Data shown:

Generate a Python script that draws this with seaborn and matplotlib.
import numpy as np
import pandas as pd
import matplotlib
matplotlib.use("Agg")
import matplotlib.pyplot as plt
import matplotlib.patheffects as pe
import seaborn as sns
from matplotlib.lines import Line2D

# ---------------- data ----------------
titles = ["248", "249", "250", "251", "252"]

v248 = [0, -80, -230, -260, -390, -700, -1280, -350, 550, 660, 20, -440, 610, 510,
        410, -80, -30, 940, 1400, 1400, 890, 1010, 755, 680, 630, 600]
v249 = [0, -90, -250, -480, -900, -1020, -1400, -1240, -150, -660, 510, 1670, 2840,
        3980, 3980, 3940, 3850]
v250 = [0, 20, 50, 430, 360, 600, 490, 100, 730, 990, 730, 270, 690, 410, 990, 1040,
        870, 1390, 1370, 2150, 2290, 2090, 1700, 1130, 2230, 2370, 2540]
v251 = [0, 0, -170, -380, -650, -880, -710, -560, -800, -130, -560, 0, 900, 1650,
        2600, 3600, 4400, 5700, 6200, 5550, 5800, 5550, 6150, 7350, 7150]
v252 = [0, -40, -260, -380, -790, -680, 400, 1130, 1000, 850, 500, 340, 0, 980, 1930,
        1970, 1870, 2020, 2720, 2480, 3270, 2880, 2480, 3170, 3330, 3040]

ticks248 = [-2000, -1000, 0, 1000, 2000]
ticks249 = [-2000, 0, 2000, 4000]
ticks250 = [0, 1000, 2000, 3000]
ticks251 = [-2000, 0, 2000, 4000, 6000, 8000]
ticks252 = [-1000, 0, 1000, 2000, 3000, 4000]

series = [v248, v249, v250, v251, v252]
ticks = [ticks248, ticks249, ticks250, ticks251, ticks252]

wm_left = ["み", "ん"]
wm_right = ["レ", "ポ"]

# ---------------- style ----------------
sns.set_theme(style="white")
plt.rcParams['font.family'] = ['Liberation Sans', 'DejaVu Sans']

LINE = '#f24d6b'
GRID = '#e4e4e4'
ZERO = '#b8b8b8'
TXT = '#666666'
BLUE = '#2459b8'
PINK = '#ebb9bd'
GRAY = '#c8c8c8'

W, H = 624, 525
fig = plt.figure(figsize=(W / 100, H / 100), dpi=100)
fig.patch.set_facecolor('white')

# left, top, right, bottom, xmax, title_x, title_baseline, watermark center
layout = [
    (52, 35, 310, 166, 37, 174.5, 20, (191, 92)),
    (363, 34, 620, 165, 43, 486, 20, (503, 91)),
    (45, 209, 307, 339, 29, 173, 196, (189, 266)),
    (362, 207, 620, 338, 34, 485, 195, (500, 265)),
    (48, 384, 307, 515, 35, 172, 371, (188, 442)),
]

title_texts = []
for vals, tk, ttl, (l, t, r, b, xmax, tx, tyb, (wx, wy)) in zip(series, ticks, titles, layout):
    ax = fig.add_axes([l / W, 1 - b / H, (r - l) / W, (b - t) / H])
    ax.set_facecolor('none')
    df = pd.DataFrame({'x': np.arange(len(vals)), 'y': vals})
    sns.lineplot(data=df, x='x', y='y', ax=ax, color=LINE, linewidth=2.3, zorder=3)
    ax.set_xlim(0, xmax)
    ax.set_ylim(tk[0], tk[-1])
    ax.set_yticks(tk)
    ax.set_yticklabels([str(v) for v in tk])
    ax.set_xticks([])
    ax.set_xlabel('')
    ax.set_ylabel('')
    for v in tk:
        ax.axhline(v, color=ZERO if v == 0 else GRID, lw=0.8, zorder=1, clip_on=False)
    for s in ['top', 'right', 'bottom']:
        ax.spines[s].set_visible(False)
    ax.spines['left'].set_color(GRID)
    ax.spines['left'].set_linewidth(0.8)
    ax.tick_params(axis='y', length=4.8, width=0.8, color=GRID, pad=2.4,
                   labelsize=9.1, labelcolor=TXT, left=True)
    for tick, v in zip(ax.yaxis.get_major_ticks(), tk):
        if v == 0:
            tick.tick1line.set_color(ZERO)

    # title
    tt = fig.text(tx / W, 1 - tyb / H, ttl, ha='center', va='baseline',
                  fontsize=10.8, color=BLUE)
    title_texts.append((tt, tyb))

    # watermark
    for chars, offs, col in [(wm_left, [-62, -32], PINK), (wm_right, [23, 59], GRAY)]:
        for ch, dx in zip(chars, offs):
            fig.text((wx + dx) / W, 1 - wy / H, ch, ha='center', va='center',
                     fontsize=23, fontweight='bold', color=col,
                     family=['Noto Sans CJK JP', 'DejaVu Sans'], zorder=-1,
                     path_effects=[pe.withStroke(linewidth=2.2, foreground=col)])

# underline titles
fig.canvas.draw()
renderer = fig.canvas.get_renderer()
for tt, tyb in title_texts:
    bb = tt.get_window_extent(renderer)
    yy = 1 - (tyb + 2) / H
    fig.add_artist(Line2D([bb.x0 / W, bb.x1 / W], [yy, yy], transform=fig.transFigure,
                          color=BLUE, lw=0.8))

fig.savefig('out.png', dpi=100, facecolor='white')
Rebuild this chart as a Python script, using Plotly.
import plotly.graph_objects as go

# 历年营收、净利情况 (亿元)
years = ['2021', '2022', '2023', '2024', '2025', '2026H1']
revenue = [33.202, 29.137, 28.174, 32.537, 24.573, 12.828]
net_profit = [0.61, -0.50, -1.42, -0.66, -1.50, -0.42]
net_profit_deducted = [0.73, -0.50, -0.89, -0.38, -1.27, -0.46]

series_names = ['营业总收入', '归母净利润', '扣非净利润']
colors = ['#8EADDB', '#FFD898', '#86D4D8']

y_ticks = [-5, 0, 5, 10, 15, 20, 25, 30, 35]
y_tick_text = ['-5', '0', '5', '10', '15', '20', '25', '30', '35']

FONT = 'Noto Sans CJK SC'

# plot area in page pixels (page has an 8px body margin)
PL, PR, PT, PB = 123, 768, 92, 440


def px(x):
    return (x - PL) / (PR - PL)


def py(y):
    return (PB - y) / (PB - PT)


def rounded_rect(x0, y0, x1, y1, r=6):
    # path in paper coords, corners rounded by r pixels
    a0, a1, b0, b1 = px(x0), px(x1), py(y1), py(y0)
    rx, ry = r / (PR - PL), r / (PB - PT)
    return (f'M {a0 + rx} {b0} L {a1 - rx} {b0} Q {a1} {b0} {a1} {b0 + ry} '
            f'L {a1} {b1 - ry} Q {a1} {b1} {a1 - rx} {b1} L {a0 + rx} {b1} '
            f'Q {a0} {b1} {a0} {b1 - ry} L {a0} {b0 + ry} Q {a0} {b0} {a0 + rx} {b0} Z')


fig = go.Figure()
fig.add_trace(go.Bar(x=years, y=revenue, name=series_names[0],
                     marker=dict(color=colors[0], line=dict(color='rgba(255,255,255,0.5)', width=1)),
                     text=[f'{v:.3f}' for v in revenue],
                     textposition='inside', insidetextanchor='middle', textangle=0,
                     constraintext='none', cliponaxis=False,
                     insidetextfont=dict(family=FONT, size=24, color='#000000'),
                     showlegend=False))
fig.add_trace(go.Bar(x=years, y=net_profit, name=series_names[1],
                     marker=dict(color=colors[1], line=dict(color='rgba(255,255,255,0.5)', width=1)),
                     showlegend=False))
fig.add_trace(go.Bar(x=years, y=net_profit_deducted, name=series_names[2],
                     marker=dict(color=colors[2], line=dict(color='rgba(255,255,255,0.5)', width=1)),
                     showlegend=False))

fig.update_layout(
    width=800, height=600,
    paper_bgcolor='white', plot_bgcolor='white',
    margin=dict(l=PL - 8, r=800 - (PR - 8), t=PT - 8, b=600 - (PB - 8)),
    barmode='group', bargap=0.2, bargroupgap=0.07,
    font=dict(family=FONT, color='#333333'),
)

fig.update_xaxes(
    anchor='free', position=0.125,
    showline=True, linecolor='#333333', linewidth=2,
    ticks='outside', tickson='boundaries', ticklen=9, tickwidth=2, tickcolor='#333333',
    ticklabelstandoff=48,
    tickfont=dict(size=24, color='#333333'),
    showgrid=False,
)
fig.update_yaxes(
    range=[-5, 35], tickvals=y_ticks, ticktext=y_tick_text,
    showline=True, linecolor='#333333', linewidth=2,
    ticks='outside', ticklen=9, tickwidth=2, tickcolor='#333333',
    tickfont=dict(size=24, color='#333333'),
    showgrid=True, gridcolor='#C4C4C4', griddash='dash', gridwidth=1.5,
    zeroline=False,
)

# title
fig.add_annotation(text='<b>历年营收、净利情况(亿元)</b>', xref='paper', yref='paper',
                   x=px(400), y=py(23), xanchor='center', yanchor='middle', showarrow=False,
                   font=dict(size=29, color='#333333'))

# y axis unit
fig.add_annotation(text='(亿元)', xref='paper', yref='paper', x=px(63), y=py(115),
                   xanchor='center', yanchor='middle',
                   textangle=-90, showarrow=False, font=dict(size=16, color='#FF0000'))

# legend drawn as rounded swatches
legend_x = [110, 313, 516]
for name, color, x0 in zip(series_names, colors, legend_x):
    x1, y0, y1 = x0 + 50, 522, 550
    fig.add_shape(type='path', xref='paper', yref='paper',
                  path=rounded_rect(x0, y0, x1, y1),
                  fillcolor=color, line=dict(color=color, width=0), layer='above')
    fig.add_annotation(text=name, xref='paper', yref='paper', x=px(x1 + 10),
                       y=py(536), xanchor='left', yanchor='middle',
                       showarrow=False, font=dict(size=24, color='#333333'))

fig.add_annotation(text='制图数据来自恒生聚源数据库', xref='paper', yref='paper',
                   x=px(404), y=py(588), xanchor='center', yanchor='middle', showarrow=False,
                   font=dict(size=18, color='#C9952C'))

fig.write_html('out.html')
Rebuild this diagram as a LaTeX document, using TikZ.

Short exercise:
The lines to transcribe begin at the line with "Rebuild this chart" and end at the line with "FONT = 'Noto Sans CJK SC'"; copy them exactly, both ends included.

Right answer:
Rebuild this chart as a Python script, using Plotly.
import plotly.graph_objects as go

# 历年营收、净利情况 (亿元)
years = ['2021', '2022', '2023', '2024', '2025', '2026H1']
revenue = [33.202, 29.137, 28.174, 32.537, 24.573, 12.828]
net_profit = [0.61, -0.50, -1.42, -0.66, -1.50, -0.42]
net_profit_deducted = [0.73, -0.50, -0.89, -0.38, -1.27, -0.46]

series_names = ['营业总收入', '归母净利润', '扣非净利润']
colors = ['#8EADDB', '#FFD898', '#86D4D8']

y_ticks = [-5, 0, 5, 10, 15, 20, 25, 30, 35]
y_tick_text = ['-5', '0', '5', '10', '15', '20', '25', '30', '35']

FONT = 'Noto Sans CJK SC'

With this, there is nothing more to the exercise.